> [Material]:
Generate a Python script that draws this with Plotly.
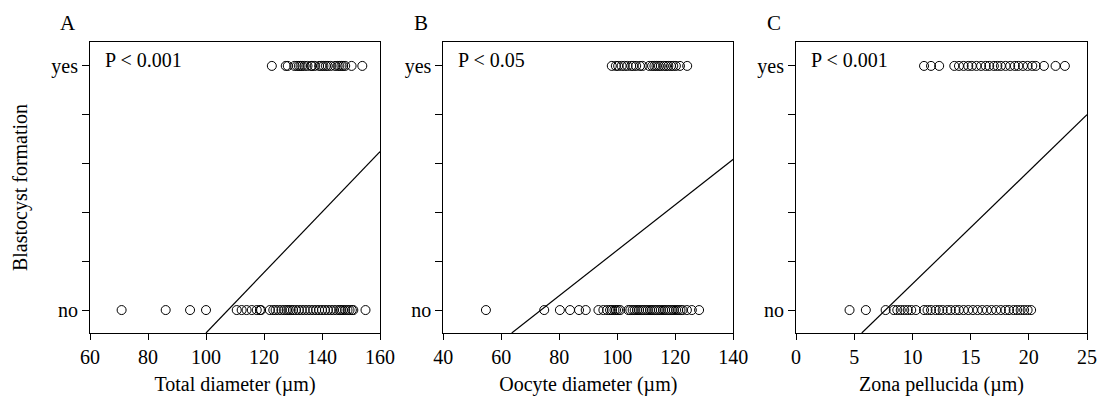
import plotly.graph_objects as go

# ---------------- data ----------------
outcome_ticks = [0, 0.2, 0.4, 0.6, 0.8, 1.0]
outcome_labels = ["no", "", "", "", "", "yes"]

A_yes = [122.7, 127.5, 128.2, 130.5, 131.3, 132.0, 132.6, 133.2, 134.0, 135.0, 136.3, 136.6,
         137.5, 139.0, 139.8, 140.5, 141.3, 142.0, 143.0, 144.5, 145.4, 146.0, 146.7, 147.3,
         148.0, 150.2, 153.9]
A_no = [70.9, 86.1, 94.5, 100.0, 110.6, 112.3, 114.0, 115.8, 117.5, 118.6, 119.0, 122.0,
        123.2, 124.0, 125.0, 126.0, 127.0, 127.8, 128.5, 129.2, 130.0, 131.0, 132.0, 133.0,
        134.0, 135.0, 136.0, 137.0, 138.0, 139.0, 140.0, 141.0, 142.0, 143.0, 144.0, 145.0,
        146.0, 146.5, 147.2, 148.0, 148.8, 149.5, 150.3, 150.8, 155.0]
A_fit_x = [100.0, 160.0]
A_fit_y = [-0.094, 0.649]

B_yes = [98.1, 99.5, 100.3, 101.5, 102.5, 103.5, 104.8, 105.5, 106.5, 107.8, 108.7, 111.0,
         112.0, 112.8, 113.5, 114.3, 115.0, 116.0, 116.8, 117.6, 118.5, 119.3, 120.2, 121.6,
         124.1]
B_no = [54.7, 74.8, 80.2, 83.7, 86.8, 89.1, 93.5, 95.2, 96.5, 97.5, 98.2, 99.0, 99.6, 100.3,
        101.0, 103.8, 104.5, 105.3, 106.0, 106.8, 107.5, 108.3, 109.0, 109.8, 110.5, 111.3,
        112.0, 112.8, 113.5, 114.3, 115.0, 115.8, 116.5, 117.3, 118.0, 118.8, 119.5, 120.3,
        121.0, 121.8, 122.5, 124.0, 125.7, 128.2]
B_fit_x = [63.6, 140.0]
B_fit_y = [-0.094, 0.618]

C_yes = [11.0, 11.6, 12.3, 13.6, 14.0, 14.4, 14.8, 15.1, 15.5, 15.9, 16.3, 16.6, 17.0, 17.3,
         17.6, 18.0, 18.4, 18.8, 19.1, 19.5, 19.9, 20.3, 20.6, 21.3, 22.3, 23.1]
C_no = [4.6, 6.0, 7.7, 8.4, 8.7, 9.0, 9.3, 9.6, 9.9, 10.3, 11.0, 11.3, 11.6, 12.0, 12.3, 12.6,
        13.0, 13.3, 13.7, 14.0, 14.4, 14.8, 15.2, 15.6, 16.0, 16.4, 16.8, 17.2, 17.6, 18.0,
        18.3, 18.7, 19.0, 19.3, 19.6, 19.9, 20.2]
C_fit_x = [5.65, 25.0]
C_fit_y = [-0.094, 0.80]

panels = [
    dict(letter="A", p="P < 0.001", title="Total diameter (\u00b5m)", yes=A_yes, no=A_no,
         fx=A_fit_x, fy=A_fit_y, xrange=[60, 160], xticks=[60, 80, 100, 120, 140, 160]),
    dict(letter="B", p="P < 0.05", title="Oocyte diameter (\u00b5m)", yes=B_yes, no=B_no,
         fx=B_fit_x, fy=B_fit_y, xrange=[40, 140], xticks=[40, 60, 80, 100, 120, 140]),
    dict(letter="C", p="P < 0.001", title="Zona pellucida (\u00b5m)", yes=C_yes, no=C_no,
         fx=C_fit_x, fy=C_fit_y, xrange=[0, 25], xticks=[0, 5, 10, 15, 20, 25]),
]

# ---------------- figure ----------------
W, H = 1099, 417
T, B = 42, 84
PH = H - T - B
FONT = "Liberation Serif, Times New Roman, serif"
domains_px = [(90, 380), (443.3, 733.3), (796, 1087)]

fig = go.Figure()
layout = dict(
    template="none",
    width=W, height=H,
    margin=dict(l=0, r=0, t=T, b=B, pad=0),
    paper_bgcolor="white", plot_bgcolor="white",
    showlegend=False,
    font=dict(family=FONT, size=20, color="black"),
)
annotations = []

for i, pn in enumerate(panels):
    n = "" if i == 0 else str(i + 1)
    xa, ya = "x" + n, "y" + n
    marker = dict(symbol="circle-open", size=9, color="black", line=dict(width=1, color="black"))
    fig.add_trace(go.Scatter(x=pn["no"], y=[0] * len(pn["no"]), mode="markers",
                             marker=marker, xaxis=xa, yaxis=ya, hoverinfo="x"))
    fig.add_trace(go.Scatter(x=pn["yes"], y=[1] * len(pn["yes"]), mode="markers",
                             marker=marker, xaxis=xa, yaxis=ya, hoverinfo="x"))
    fig.add_trace(go.Scatter(x=pn["fx"], y=pn["fy"], mode="lines",
                             line=dict(color="black", width=1.2), xaxis=xa, yaxis=ya,
                             hoverinfo="skip"))
    d0, d1 = domains_px[i]
    layout["xaxis" + n] = dict(
        domain=[d0 / W, d1 / W], range=pn["xrange"], anchor=ya, automargin=False,
        tickvals=pn["xticks"], ticks="outside", ticklen=6, tickwidth=1, tickcolor="black",
        showline=True, linecolor="black", linewidth=1, mirror=True,
        showgrid=False, zeroline=False,
        tickfont=dict(family=FONT, size=20),
        title=dict(text=pn["title"], font=dict(family=FONT, size=20), standoff=9),
    )
    yax = dict(
        domain=[0, 1], range=[-0.094, 1.098], anchor=xa, automargin=False,
        tickvals=outcome_ticks, ticktext=outcome_labels,
        ticks="outside", ticklen=7, tickwidth=1, tickcolor="black",
        showline=True, linecolor="black", linewidth=1, mirror=True,
        showgrid=False, zeroline=False,
        tickfont=dict(family=FONT, size=20),
    )
    if i == 0:
        yax["title"] = dict(text="Blastocyst formation", font=dict(family=FONT, size=20),
                            standoff=18)
    layout["yaxis" + n] = yax
    annotations.append(dict(text=pn["p"], xref=xa + " domain", yref=ya + " domain",
                            x=0.044, y=0.938, xanchor="left", yanchor="middle",
                            showarrow=False, font=dict(family=FONT, size=20)))
    annotations.append(dict(text=pn["letter"], xref="paper", yref="paper",
                            x=(d0 - 22) / W, y=(H - B - 23) / PH, xanchor="center",
                            yanchor="middle", showarrow=False,
                            font=dict(family=FONT, size=21)))

layout["annotations"] = annotations
fig.update_layout(**layout)
fig.write_html("out.html")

> [To be done]: Set down again, exactly, the lines of the material above from its first line to the one with "A_fit_y = [-0.094, 0.649]", inclusive. Leave the pictures out.

> [Written solution]:
Generate a Python script that draws this with Plotly.
import plotly.graph_objects as go

# ---------------- data ----------------
outcome_ticks = [0, 0.2, 0.4, 0.6, 0.8, 1.0]
outcome_labels = ["no", "", "", "", "", "yes"]

A_yes = [122.7, 127.5, 128.2, 130.5, 131.3, 132.0, 132.6, 133.2, 134.0, 135.0, 136.3, 136.6,
         137.5, 139.0, 139.8, 140.5, 141.3, 142.0, 143.0, 144.5, 145.4, 146.0, 146.7, 147.3,
         148.0, 150.2, 153.9]
A_no = [70.9, 86.1, 94.5, 100.0, 110.6, 112.3, 114.0, 115.8, 117.5, 118.6, 119.0, 122.0,
        123.2, 124.0, 125.0, 126.0, 127.0, 127.8, 128.5, 129.2, 130.0, 131.0, 132.0, 133.0,
        134.0, 135.0, 136.0, 137.0, 138.0, 139.0, 140.0, 141.0, 142.0, 143.0, 144.0, 145.0,
        146.0, 146.5, 147.2, 148.0, 148.8, 149.5, 150.3, 150.8, 155.0]
A_fit_x = [100.0, 160.0]
A_fit_y = [-0.094, 0.649]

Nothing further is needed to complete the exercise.